Jinca, the gray fox featured in the QUEST TV's "Cool Critters" segment, arrived at the Lindsay Wildlife Museum in 1996 with a broken back and a fractured leg. After going through months of rehabilitation at the Lindsay, he was too habituated to humans to be released back into the wild. So, he lived out the rest of his long life as an "animal ambassador" at the museum.

By the time we shot our story with Jinca and Animal Keeper, Jason Pfau, the fox was elderly and arthritic. Pfau told us that because his front shoulders and joints get stiff and he often appears to be in pain, the exercise that the keepers do with the ball, food and rock structures are critically important to his physical and mental health.

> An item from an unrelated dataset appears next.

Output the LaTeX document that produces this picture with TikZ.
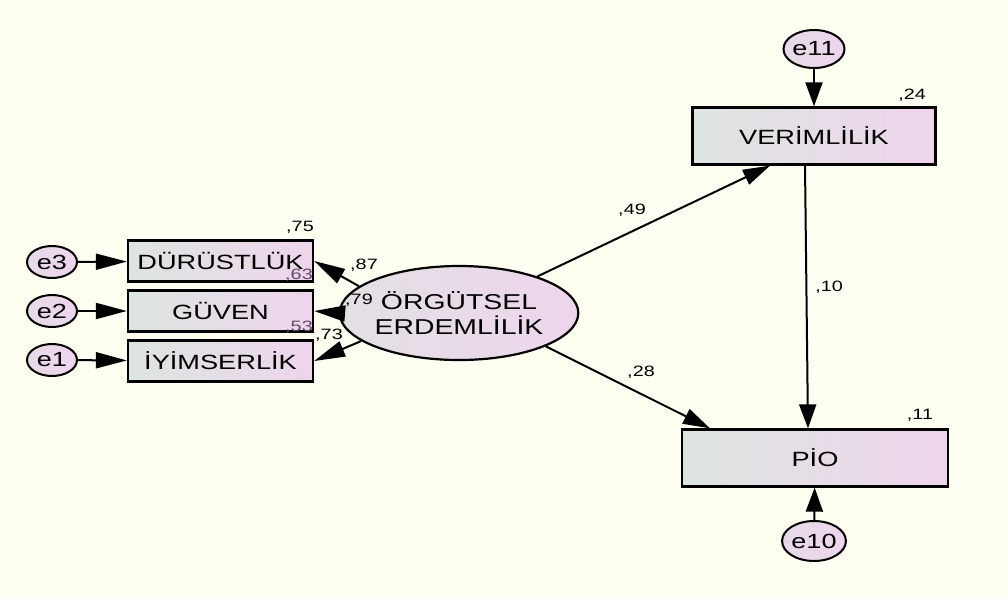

"Accepting this training that we’ve given him is a choice for him, it gives him a chance to make decisions in his life the way he would out in the wild," says Pfau. "And also it gives us a chance to be able to work with him further, to work with him closely, to get a good look at his ears. His eyes. His fur."

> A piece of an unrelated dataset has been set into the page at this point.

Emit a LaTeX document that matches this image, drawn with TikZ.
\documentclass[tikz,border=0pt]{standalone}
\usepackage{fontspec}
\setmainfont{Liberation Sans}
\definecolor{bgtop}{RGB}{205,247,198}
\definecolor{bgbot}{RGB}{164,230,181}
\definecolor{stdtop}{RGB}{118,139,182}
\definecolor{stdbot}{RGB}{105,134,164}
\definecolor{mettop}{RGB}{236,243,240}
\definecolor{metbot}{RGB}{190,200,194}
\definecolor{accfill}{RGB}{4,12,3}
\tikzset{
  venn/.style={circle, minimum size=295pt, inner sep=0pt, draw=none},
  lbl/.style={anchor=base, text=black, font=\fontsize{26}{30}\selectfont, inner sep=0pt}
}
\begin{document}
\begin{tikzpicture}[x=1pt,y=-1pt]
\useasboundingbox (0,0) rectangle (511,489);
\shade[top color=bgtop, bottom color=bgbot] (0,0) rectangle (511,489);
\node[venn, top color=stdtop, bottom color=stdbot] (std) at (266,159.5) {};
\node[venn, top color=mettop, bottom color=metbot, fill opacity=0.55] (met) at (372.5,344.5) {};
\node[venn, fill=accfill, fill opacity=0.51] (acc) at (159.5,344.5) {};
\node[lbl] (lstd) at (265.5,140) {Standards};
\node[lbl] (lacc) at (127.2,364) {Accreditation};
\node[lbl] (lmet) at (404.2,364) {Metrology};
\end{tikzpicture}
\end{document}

Sadly, Jinca passed away not long after we taped our story at the Lindsay Wildlife Museum. But in February 2011, the museum welcomed a new handsome, young gray fox - as yet to be named. He was found as an abandoned pup in a barn in Humboldt county. He had been raised inappropriately by someone and then taken to a rehabilitation facility.The gray fox can be seen by the public daily along with hundreds of other wonderful "animal ambassadors" at the Lindsay Wildlife Museum.